BCCI should consider itself public authority: Sports Minister

Sports Minister Ajay Maken said BCCI gets “directly or indirectly” benefits from the government

By M R Mishra and Ajay Kaul

New Delhi: Sep 1, 2011

Unfazed by the rejection of his Bill, Sports Minister Ajay Maken said he would talk to his Cabinet colleagues to convince them but ruled out any dialogue with BCCI bigwigs.

Maken, who is keen to cleanse the system of managing the sports organisations by bringing in transparency and accountability, asserted that his attempt was to prevent any more scams like CWG.

In an interview to PTI, he rejected the contention of the opponents that he was bringing the National Sports Development Bill to ensure that government gets control of the sports bodies and expressed readiness to rework some of the clauses, except those linked to transparency and accountability.

“I am sure I will be able to reason out with people who are opposed (to the bill) because I am clear on one thing, we do not intend to control or be intrusive. We will discuss with them and we are willing to rework on any such provision which they feel government wants to control”, Maken said.

The Sports Bill was rejected by the Cabinet on Tuesday after several ministers, having interests in sports bodies, raised objections to many of the clauses, including cap on age and tenure restrictions. Maken was told to redraft the Bill.

Asked specifically if he was willing to talk to BCCI officials to find a way out, Maken said “BCCI has already being talked to by our committee, so I would be talking to my cabinet colleagues, I will try to convince them and discuss with them”.

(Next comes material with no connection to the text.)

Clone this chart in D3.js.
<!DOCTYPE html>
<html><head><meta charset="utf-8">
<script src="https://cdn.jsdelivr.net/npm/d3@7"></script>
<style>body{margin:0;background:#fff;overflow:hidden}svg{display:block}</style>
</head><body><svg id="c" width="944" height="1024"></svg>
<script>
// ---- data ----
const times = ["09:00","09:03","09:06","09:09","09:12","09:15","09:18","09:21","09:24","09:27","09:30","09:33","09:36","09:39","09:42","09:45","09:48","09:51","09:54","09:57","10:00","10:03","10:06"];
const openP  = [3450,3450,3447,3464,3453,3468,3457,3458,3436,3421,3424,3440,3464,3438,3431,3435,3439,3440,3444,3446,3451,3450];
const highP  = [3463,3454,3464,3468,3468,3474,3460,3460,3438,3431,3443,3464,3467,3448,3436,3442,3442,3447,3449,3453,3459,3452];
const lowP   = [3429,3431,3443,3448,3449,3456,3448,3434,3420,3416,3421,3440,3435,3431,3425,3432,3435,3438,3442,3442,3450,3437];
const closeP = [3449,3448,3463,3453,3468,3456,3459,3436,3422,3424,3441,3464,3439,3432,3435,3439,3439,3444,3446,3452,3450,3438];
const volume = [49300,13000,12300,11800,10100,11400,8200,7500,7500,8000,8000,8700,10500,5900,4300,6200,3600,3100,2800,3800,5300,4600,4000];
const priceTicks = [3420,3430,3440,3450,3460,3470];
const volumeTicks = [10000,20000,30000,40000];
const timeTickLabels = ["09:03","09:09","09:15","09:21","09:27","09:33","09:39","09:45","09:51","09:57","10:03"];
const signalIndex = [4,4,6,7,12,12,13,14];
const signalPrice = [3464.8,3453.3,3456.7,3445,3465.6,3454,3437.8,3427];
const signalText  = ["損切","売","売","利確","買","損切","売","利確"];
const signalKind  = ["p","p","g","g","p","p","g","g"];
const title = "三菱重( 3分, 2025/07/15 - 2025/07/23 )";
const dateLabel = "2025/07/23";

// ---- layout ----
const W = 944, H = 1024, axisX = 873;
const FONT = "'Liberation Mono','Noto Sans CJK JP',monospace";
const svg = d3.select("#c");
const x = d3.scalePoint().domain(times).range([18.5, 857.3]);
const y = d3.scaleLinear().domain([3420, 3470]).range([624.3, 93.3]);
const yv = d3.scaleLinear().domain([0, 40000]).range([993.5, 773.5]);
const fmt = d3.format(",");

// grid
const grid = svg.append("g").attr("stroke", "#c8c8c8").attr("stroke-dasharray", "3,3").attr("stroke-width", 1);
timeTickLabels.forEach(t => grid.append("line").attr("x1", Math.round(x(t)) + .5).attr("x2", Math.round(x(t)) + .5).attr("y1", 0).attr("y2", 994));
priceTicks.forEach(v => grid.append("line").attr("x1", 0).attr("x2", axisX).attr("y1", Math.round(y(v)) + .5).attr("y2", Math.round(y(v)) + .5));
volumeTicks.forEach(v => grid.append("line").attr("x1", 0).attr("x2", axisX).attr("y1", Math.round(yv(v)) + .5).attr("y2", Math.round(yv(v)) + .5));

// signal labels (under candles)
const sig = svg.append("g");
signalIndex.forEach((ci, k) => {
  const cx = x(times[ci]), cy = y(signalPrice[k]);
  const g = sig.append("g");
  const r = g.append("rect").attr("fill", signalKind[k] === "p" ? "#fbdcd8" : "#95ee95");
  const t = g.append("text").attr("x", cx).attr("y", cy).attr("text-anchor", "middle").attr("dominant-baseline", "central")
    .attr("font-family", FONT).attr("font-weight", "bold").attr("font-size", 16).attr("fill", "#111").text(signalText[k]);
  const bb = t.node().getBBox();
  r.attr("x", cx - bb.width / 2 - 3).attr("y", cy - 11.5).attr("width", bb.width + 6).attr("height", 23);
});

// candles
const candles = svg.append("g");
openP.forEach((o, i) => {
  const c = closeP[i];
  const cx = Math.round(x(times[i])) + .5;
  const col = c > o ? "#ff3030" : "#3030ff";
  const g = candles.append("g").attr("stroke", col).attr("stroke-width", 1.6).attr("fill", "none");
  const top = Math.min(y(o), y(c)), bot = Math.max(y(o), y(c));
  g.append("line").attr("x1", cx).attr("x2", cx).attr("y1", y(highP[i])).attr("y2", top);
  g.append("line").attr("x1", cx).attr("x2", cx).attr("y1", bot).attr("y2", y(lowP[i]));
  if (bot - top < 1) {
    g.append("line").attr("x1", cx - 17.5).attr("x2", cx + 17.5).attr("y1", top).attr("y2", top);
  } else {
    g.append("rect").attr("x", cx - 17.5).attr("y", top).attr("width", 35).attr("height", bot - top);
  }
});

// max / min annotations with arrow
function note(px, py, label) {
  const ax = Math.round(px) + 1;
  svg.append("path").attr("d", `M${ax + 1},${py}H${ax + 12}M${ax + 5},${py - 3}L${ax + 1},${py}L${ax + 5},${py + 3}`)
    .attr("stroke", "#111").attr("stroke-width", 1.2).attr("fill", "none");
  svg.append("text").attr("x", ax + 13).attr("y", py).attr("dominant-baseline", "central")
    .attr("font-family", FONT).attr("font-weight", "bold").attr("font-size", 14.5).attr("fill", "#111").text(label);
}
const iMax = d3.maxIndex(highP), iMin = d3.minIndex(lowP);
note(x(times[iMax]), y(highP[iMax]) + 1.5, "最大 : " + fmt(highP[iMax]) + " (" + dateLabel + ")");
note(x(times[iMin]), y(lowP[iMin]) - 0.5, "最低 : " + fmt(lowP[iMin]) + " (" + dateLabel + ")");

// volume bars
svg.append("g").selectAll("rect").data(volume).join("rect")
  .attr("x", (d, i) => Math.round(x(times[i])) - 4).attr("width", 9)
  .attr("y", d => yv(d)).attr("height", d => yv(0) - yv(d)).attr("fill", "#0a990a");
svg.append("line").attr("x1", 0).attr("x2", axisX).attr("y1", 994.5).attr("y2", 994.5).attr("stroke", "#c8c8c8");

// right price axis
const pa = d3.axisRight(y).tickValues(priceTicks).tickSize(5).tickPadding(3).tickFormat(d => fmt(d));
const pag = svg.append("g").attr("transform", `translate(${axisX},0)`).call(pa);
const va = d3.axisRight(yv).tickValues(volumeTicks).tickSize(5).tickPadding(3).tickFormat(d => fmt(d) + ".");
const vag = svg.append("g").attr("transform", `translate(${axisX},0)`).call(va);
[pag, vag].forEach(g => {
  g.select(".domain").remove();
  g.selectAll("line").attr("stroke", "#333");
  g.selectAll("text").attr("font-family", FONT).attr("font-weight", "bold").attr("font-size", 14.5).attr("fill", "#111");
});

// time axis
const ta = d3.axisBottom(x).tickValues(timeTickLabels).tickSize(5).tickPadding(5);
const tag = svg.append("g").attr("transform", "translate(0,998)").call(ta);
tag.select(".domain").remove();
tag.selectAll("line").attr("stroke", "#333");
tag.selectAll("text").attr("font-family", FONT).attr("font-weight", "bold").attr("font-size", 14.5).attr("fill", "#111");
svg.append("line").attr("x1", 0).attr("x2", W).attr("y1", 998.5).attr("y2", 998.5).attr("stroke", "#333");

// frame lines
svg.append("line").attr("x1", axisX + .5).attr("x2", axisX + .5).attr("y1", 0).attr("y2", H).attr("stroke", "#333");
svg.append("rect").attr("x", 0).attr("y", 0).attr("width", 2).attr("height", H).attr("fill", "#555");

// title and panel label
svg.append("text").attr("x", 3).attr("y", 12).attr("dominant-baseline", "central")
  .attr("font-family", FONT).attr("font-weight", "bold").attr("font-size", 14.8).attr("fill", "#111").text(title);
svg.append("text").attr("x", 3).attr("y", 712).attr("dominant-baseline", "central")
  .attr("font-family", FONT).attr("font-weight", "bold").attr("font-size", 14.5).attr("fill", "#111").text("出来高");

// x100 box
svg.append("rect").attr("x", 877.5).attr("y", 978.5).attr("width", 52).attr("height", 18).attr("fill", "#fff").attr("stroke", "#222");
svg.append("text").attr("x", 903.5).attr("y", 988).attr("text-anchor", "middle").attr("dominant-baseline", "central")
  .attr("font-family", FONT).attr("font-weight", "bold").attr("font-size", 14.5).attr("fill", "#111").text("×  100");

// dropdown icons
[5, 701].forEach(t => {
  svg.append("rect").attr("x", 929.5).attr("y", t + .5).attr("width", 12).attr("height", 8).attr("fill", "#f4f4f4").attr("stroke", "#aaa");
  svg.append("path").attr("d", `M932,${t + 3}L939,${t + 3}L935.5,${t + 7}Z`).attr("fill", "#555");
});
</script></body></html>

On the strong opposition by some Union Ministers to some clauses of the Bill, Maken said he was “willing to have a re-look” without compromising aspects like efficiency and transparency by bringing sports bodies under purview of RTI.

The Sports Minister was peeved at the BCCI’s refusal to come under RTI, saying people of the country have a right to know how public money was being spent as the Cricket Board gets indirect government benefits like tax exemptions and land.

Insisting that BCCI cannot give the excuse of being an autonomous body to escape RTI scrutiny, he said the Cricket Board should consider itself a public authority under the RTI Act as it “directly or indirectly” benefits from the government.

“We are just saying that information regarding accounts and functioning of the organisation should be given to the citizens, particularly when you are sending Indian teams outside for tournaments,” Maken insisted and asked “what is the problem in giving information to the public?”

He said “the biggest public functioning” that BCCI was performing was sending Indian team, representing the nation, outside for tournaments.

Maken also said that land has been given by the government free of cost for all cricket stadia in the country.

“If you talk about resources or grants, there are some indirect benefits. For example, did the DDCA have to pay for the land for Ferozeshah Kotla Ground? Whenever matches are organised, they earn in crores (of rupees),” he said.

He said the Cricket Boards also avail of entertainment tax and custom duty exemptions, get income tax benefits and don’t pay for police security. “They get so much money from tax benefits which is just like a grant,” he contended.

Underlining the need for the Sports Development Bill, Maken said it was aimed at preventing scams like that occurred in Commonwealth Games.

“It is a step to reform entire sports. If this bill had been enacted earlier, the CWG scam would not have happened, because all these people who have been involved, none of them would have been office-bearer in their federations or IOA”, he said.

Maken also reckoned that corporates were ready to pump money into sports bodies but they were hesitant to do so because of absence of transparency about spendings.

“Corporate bodies are hesitant to put funds on sports because they do not know whether the money that they would invest, would be spent on sports persons or the sports administrators.

“That is why it is very important that there sould be trasparency in functioning. The administration should be streamlined and that is what we are trying to achieve”, he said.

Maken is also pushing for a 70-year cap on age of those heading sports bodies and a 12-year tenure besides 25 per cent reservation for sportspersons in the Executive Bodies.

The provisions with regard to age and tenure are in keeping with the International Olympic Council charter, he argued.

“If you talk about administrative provisions, they should compare themselves to the bureaucracy and judiciary. Judiciary have 65 years age limit, bureaucracy has 60 years age limit even media has 60 years age limit, so they should compare themselves with good examples”, he said.

“The logic behind having 70 years age bar is that IOC itself has 70 years as age bar for its office bearers. Since IOC is the parent body of IOA, we have adopted it from them. Their own basic principles of good governance is 70 years of age limit and 12 years of tenure for pesident”, Maken explained.

“Secondly, we have also taken these two provisions from the 13th Olympic Congress in 2007 in Beijing where they adopted the Basic Principles of Good Governance (BUPOGG), the Sports Minister said.

Asked whether he was confident of getting the Bill cleared by the Cabinet second time round, Maken said his Ministry will fine-tune the provisions after discussions but did not give any timeline on that.

“We want sports bodies to be transparent in their function, accountable to the people of India through RTI, follow the basic principles of good governance. We have to make it clear that the government was not trying to control them,” he added.